# Information shown
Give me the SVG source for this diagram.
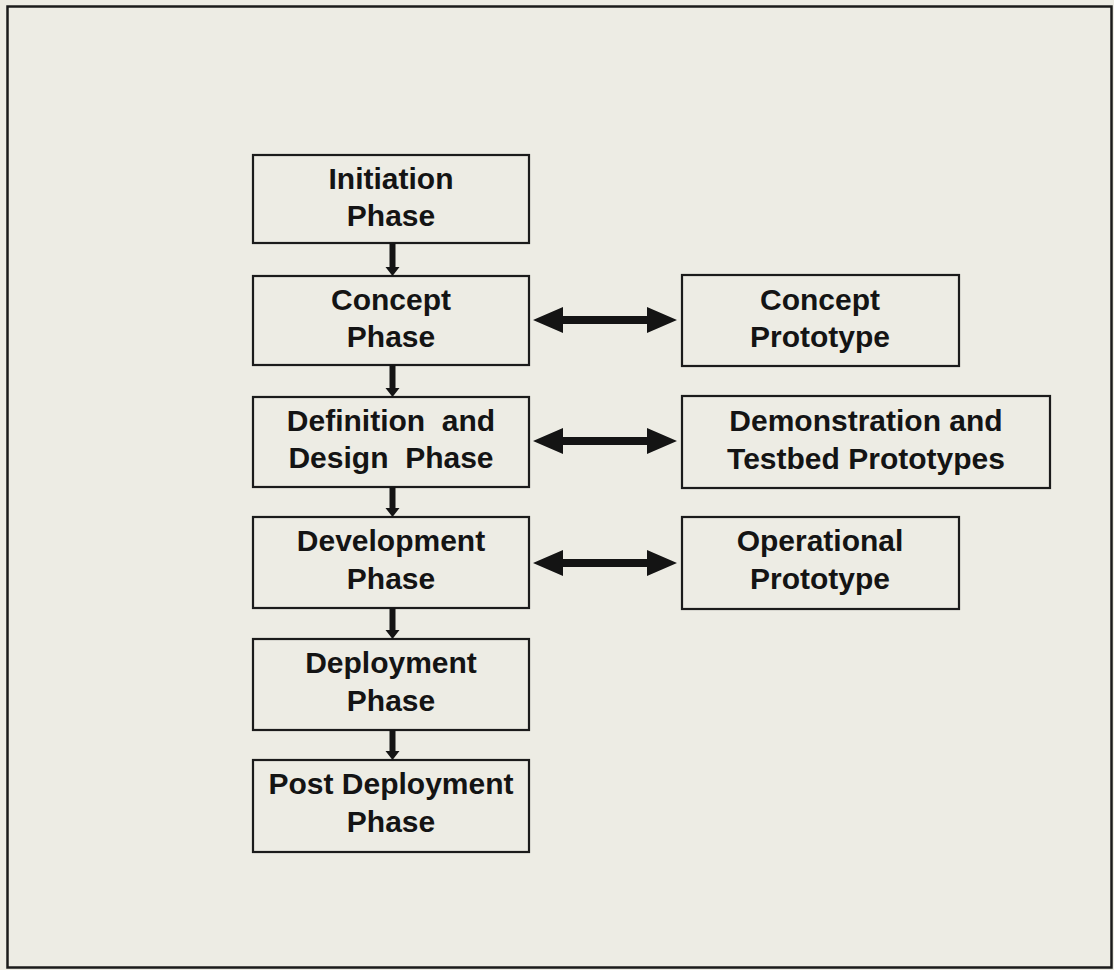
<svg xmlns="http://www.w3.org/2000/svg" width="1114" height="970" viewBox="0 0 1114 970">
<defs>
<style>
.box{fill:none;stroke:#1b1b1b;stroke-width:2.2}
.t{font-family:"Liberation Sans",Arial,sans-serif;font-weight:bold;font-size:30px;fill:#141414;text-anchor:middle}
.conn{fill:#141414;stroke:none}
</style>
</defs>
<rect x="0" y="0" width="1114" height="970" fill="#edece4"/>
<rect x="7.5" y="6.5" width="1104" height="961" fill="none" stroke="#1b1b1b" stroke-width="2.5"/>
<g id="initiation"><rect class="box" x="253" y="155" width="276" height="88"/><text class="t" x="391" y="189">Initiation</text><text class="t" x="391" y="226">Phase</text></g>
<g id="concept"><rect class="box" x="253" y="276" width="276" height="89"/><text class="t" x="391" y="310">Concept</text><text class="t" x="391" y="347">Phase</text></g>
<g id="definition"><rect class="box" x="253" y="397" width="276" height="90"/><text class="t" x="391" y="431" xml:space="preserve">Definition  and</text><text class="t" x="391" y="468" xml:space="preserve">Design  Phase</text></g>
<g id="development"><rect class="box" x="253" y="517" width="276" height="91"/><text class="t" x="391" y="551">Development</text><text class="t" x="391" y="589">Phase</text></g>
<g id="deployment"><rect class="box" x="253" y="639" width="276" height="91"/><text class="t" x="391" y="673">Deployment</text><text class="t" x="391" y="711">Phase</text></g>
<g id="post"><rect class="box" x="253" y="760" width="276" height="92"/><text class="t" x="391" y="794">Post Deployment</text><text class="t" x="391" y="832">Phase</text></g>
<g id="conceptProto"><rect class="box" x="682" y="275" width="277" height="91"/><text class="t" x="820" y="310">Concept</text><text class="t" x="820" y="347">Prototype</text></g>
<g id="demoProto"><rect class="box" x="682" y="396" width="368" height="92"/><text class="t" x="866" y="431">Demonstration and</text><text class="t" x="866" y="469">Testbed Prototypes</text></g>
<g id="opProto"><rect class="box" x="682" y="517" width="277" height="92"/><text class="t" x="820" y="551">Operational</text><text class="t" x="820" y="589">Prototype</text></g>
<g id="connectors">
<path class="conn" d="M389.5 243 h6 v24 h4 l-7 9 l-7 -9 h4 z"/>
<path class="conn" d="M389.5 365 h6 v23 h4 l-7 9 l-7 -9 h4 z"/>
<path class="conn" d="M389.5 487 h6 v21 h4 l-7 9 l-7 -9 h4 z"/>
<path class="conn" d="M389.5 608 h6 v22 h4 l-7 9 l-7 -9 h4 z"/>
<path class="conn" d="M389.5 730 h6 v21 h4 l-7 9 l-7 -9 h4 z"/>
<path class="conn" d="M533 320 l30 -13 v9 h84 v-9 l30 13 l-30 13 v-9 h-84 v9 z"/>
<path class="conn" d="M533 441 l30 -13 v9 h84 v-9 l30 13 l-30 13 v-9 h-84 v9 z"/>
<path class="conn" d="M533 563 l30 -13 v9 h84 v-9 l30 13 l-30 13 v-9 h-84 v9 z"/>
</g>
</svg>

# Direction
Print the complete listing exactly as it stands, without its pictures.

# Task output
Give me the SVG source for this diagram.
<svg xmlns="http://www.w3.org/2000/svg" width="1114" height="970" viewBox="0 0 1114 970">
<defs>
<style>
.box{fill:none;stroke:#1b1b1b;stroke-width:2.2}
.t{font-family:"Liberation Sans",Arial,sans-serif;font-weight:bold;font-size:30px;fill:#141414;text-anchor:middle}
.conn{fill:#141414;stroke:none}
</style>
</defs>
<rect x="0" y="0" width="1114" height="970" fill="#edece4"/>
<rect x="7.5" y="6.5" width="1104" height="961" fill="none" stroke="#1b1b1b" stroke-width="2.5"/>
<g id="initiation"><rect class="box" x="253" y="155" width="276" height="88"/><text class="t" x="391" y="189">Initiation</text><text class="t" x="391" y="226">Phase</text></g>
<g id="concept"><rect class="box" x="253" y="276" width="276" height="89"/><text class="t" x="391" y="310">Concept</text><text class="t" x="391" y="347">Phase</text></g>
<g id="definition"><rect class="box" x="253" y="397" width="276" height="90"/><text class="t" x="391" y="431" xml:space="preserve">Definition  and</text><text class="t" x="391" y="468" xml:space="preserve">Design  Phase</text></g>
<g id="development"><rect class="box" x="253" y="517" width="276" height="91"/><text class="t" x="391" y="551">Development</text><text class="t" x="391" y="589">Phase</text></g>
<g id="deployment"><rect class="box" x="253" y="639" width="276" height="91"/><text class="t" x="391" y="673">Deployment</text><text class="t" x="391" y="711">Phase</text></g>
<g id="post"><rect class="box" x="253" y="760" width="276" height="92"/><text class="t" x="391" y="794">Post Deployment</text><text class="t" x="391" y="832">Phase</text></g>
<g id="conceptProto"><rect class="box" x="682" y="275" width="277" height="91"/><text class="t" x="820" y="310">Concept</text><text class="t" x="820" y="347">Prototype</text></g>
<g id="demoProto"><rect class="box" x="682" y="396" width="368" height="92"/><text class="t" x="866" y="431">Demonstration and</text><text class="t" x="866" y="469">Testbed Prototypes</text></g>
<g id="opProto"><rect class="box" x="682" y="517" width="277" height="92"/><text class="t" x="820" y="551">Operational</text><text class="t" x="820" y="589">Prototype</text></g>
<g id="connectors">
<path class="conn" d="M389.5 243 h6 v24 h4 l-7 9 l-7 -9 h4 z"/>
<path class="conn" d="M389.5 365 h6 v23 h4 l-7 9 l-7 -9 h4 z"/>
<path class="conn" d="M389.5 487 h6 v21 h4 l-7 9 l-7 -9 h4 z"/>
<path class="conn" d="M389.5 608 h6 v22 h4 l-7 9 l-7 -9 h4 z"/>
<path class="conn" d="M389.5 730 h6 v21 h4 l-7 9 l-7 -9 h4 z"/>
<path class="conn" d="M533 320 l30 -13 v9 h84 v-9 l30 13 l-30 13 v-9 h-84 v9 z"/>
<path class="conn" d="M533 441 l30 -13 v9 h84 v-9 l30 13 l-30 13 v-9 h-84 v9 z"/>
<path class="conn" d="M533 563 l30 -13 v9 h84 v-9 l30 13 l-30 13 v-9 h-84 v9 z"/>
</g>
</svg>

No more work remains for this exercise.